«Tanz ist eine Sprache»
von Katja Zellweger Edoardo Deodati, der die vierte Saison bei Konzert Theater Bern tanzt, macht sich an seine zweite Kurzstück-Choreografie. Im Porträt erzählt der Tänzer davon, wie wichtig es ist, der Persönlichkeit in der tänzerischen Interpretation Raum zu geben.Veranstaltungsdaten
Dass man ihn in Bern mittlerweile kennt, hat der Tänzer erfahren während des Lockdowns: «Zuschauer haben sich auf meinem privaten Facebook-Account gemeldet, mir und dem Ensemble alles Gute gewünscht, sich erkundigt. Das war sehr ergreifend, zu merken, dass unsere Kunst vermisst wird und unser Tun sinnvoll ist.»
Mit Körperkontakt und Schweiss
Dank einem von der Kantonsärztin abgesegneten Schutzkonzept kann das Ensemble als Gruppe proben – ohne Masken, aber abgeschottet. Das Ergebnis, sagt Deodati mit strahlenden Augen, sei Tanz ohne Corona-Anpassungen, also einfach Tanz, mit Körperkontakt, mit Schweiss, ohne Abstand.

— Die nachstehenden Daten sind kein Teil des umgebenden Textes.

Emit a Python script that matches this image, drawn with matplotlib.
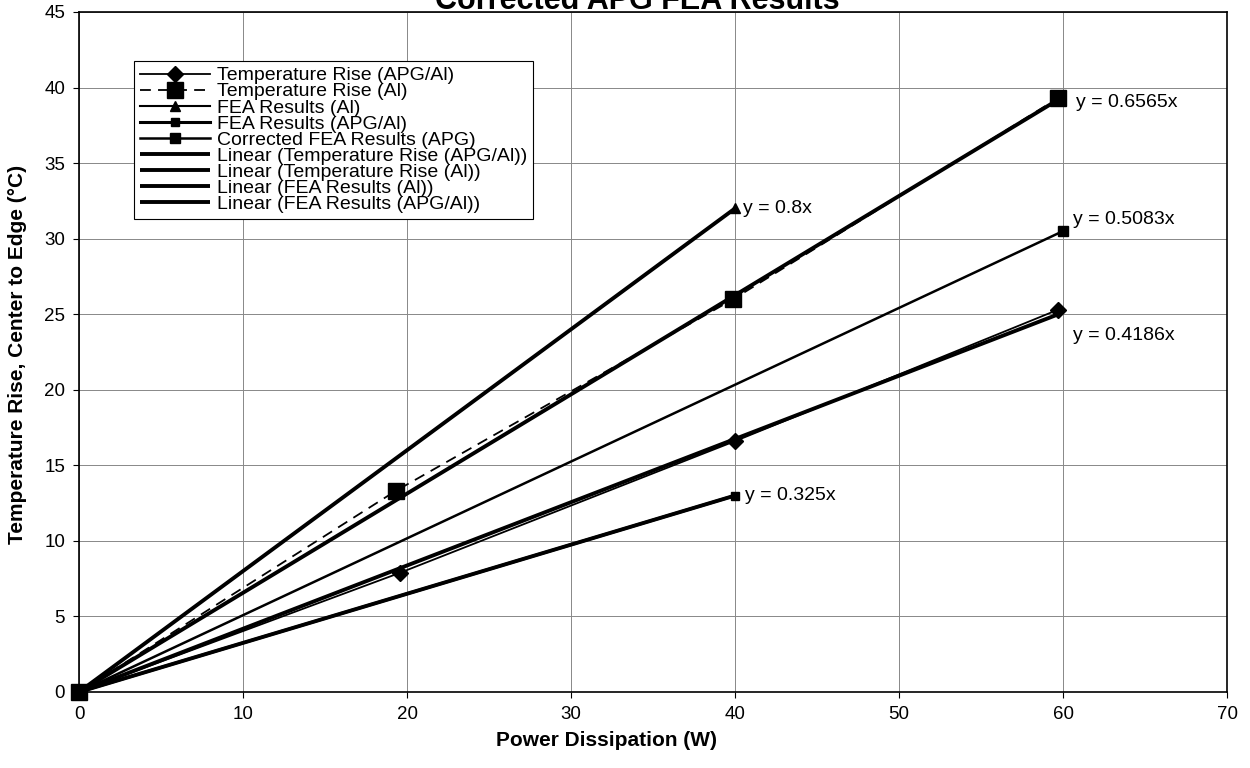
import numpy as np
import matplotlib
matplotlib.use('Agg')
import matplotlib.pyplot as plt

plt.rcParams['font.family'] = ['Liberation Sans', 'DejaVu Sans']

tr_apg_x = [0, 19.6, 40, 59.7]
tr_apg_y = [0, 7.9, 16.6, 25.3]
tr_al_x = [0, 19.3, 39.9, 59.7]
tr_al_y = [0, 13.3, 26.0, 39.3]
fea_al_x = [0, 40]
fea_al_y = [0, 32]
fea_apg_x = [0, 40]
fea_apg_y = [0, 13]
corr_x = [0, 60]
corr_y = [0, 30.5]

# trendline slopes (through origin) from the labels
slope_tr_apg = 0.4186
slope_tr_al = 0.6565
slope_fea_al = 0.8
slope_fea_apg = 0.325
slope_corr = 0.5083

fig = plt.figure(figsize=(12.5, 7.68), dpi=100)
ax = fig.add_axes([79/1250, 76/768, (1227-79)/1250, (692-12)/768])

k = dict(clip_on=False, color='black')
ax.plot(tr_apg_x, tr_apg_y, marker='D', ms=8, lw=1.3, label='Temperature Rise (APG/Al)', **k)
ax.plot(tr_al_x, tr_al_y, marker='s', ms=11, lw=1.3, ls=(0, (6, 4)), label='Temperature Rise (Al)', **k)
ax.plot(fea_al_x, fea_al_y, marker='^', ms=7, lw=1.5, label='FEA Results (Al)', **k)
ax.plot(fea_apg_x, fea_apg_y, marker='s', ms=6, lw=2.2, label='FEA Results (APG/Al)', **k)
ax.plot(corr_x, corr_y, marker='s', ms=7, lw=1.8, label='Corrected FEA Results (APG)', **k)

def trend(xs, m, name):
    xx = np.array([0, max(xs)])
    ax.plot(xx, m * xx, lw=2.8, solid_capstyle='butt', label=name, **k)

trend(tr_apg_x, slope_tr_apg, 'Linear (Temperature Rise (APG/Al))')
trend(tr_al_x, slope_tr_al, 'Linear (Temperature Rise (Al))')
trend(fea_al_x, slope_fea_al, 'Linear (FEA Results (Al))')
trend(fea_apg_x, slope_fea_apg, 'Linear (FEA Results (APG/Al))')

fs = 14
ax.text(60.8, 39.0, 'y = 0.6565x', fontsize=fs, va='center')
ax.text(40.5, 32.0, 'y = 0.8x', fontsize=fs, va='center')
ax.text(60.6, 31.3, 'y = 0.5083x', fontsize=fs, va='center')
ax.text(60.6, 23.6, 'y = 0.4186x', fontsize=fs, va='center')
ax.text(40.6, 13.0, 'y = 0.325x', fontsize=fs, va='center')

ax.set_xlim(0, 70)
ax.set_ylim(0, 45)
ax.set_xticks(range(0, 71, 10))
ax.set_yticks(range(0, 46, 5))
ax.tick_params(labelsize=13.5, direction='out', length=4, pad=6)
ax.grid(True, color='#888888', lw=0.7)
ax.set_axisbelow(True)
for s in ax.spines.values():
    s.set_linewidth(1.2)

leg = ax.legend(loc='upper left', bbox_to_anchor=((134-79)/1148, 1 - (61-12)/680),
                borderaxespad=0, fontsize=fs, frameon=True, fancybox=False,
                edgecolor='black', framealpha=1, handlelength=3.6,
                labelspacing=-0.08, borderpad=0.3, handletextpad=0.35)
leg.get_frame().set_linewidth(0.8)

fig.text(0.51, 1 - 9/768, 'Corrected APG FEA Results', fontsize=22, fontweight='bold',
         ha='center', va='baseline')
fig.text(607/1250, 28/768, 'Power Dissipation (W)', fontsize=15, fontweight='bold',
         ha='center', va='center')
fig.text(18/1250, (768-354)/768, 'Temperature Rise, Center to Edge (°C)', fontsize=15,
         fontweight='bold', rotation=90, ha='center', va='center')

fig.savefig('out.png', dpi=100)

Bis zur Generalprobe haben sie die nächste Premiere, «La Divina Comedia», erarbeitet. Pfannenfertig steckt das Stück von Miranda nun in der Warteschlaufe. Dennoch sei die Stimmung gut. Es fehlt einfach dieser Moment im Scheinwerferlicht und die Stille, bevor die erste Person zu klatschen beginnt.
Eine tanzende Gang
Im Dezember choreografiert Deodati sein zweites Kurzstück. Nach «Unknown Tongues», das er 2019 für die Tanzplattform «Next Generation» von Konzert Theater Bern schuf, kreiert er nun einen Teil des Abends «Piano Chapters» neben Edward Clug, Ed Wubbe und Bryan Arias. Deodati, dessen Gesten umso begeisterter ausfallen, je mehr er von seinem Projekt erzählt, hat sich für ein schnelles Allegro von Béla Bartók entschieden. «Es hilft mir, das romantisch-melancholische Bild von Klaviermusik zu brechen und meine Idee umzusetzen von einer Gang, die Energie aufs Publikum überträgt». Die tanzende Gang aus sieben Ensemblemitgliedern werde in farbenfrohen, gender-fluiden Kostümen auftreten. «Ich bin eine visuelle Person und es reizt mich, mit Kostümen, Bewegungsqualität und der Beziehung zwischen den Performern über unser Gruppenverhalten nachzudenken. Der Mensch hat die Tendenz, sich zu seinesgleichen zu gesellen, das Verhalten stiftet Einheit und Energie, aber es erzeugt auch Reibung».
Deodati legt Wert darauf, dass Performende mit ihrer Persönlichkeit sichtbar werden und sich im Erarbeitungsprozess einbringen können. «Als Tänzer habe ich sehr davon profitiert, wenn Choreografen meiner Persönlichkeit und meiner Perspektive Raum liessen. Wir sind keine Maschinen, sondern Menschen, das macht die magische Energie auf der Bühne aus.»
Diese Erkenntnis war es, die ihn nach Anfängen im Ballroom-Paartanz zur Ballettausbildung in Rom und –ohne ein Jus-Studium zu beginnen – direkt an die Codarts in Rotterdam zum zeitgenössischen Tanz gebracht hat. «Ballett war mir zu sehr fokussiert auf Ästhetik und Äusserlichkeiten. In Rotterdam traf ich ganz unterschiedliche Menschen, lernte Tanz als Sprache kennen, die jeder anders spricht. Und ich lernte, Bewegungen zu erforschen.»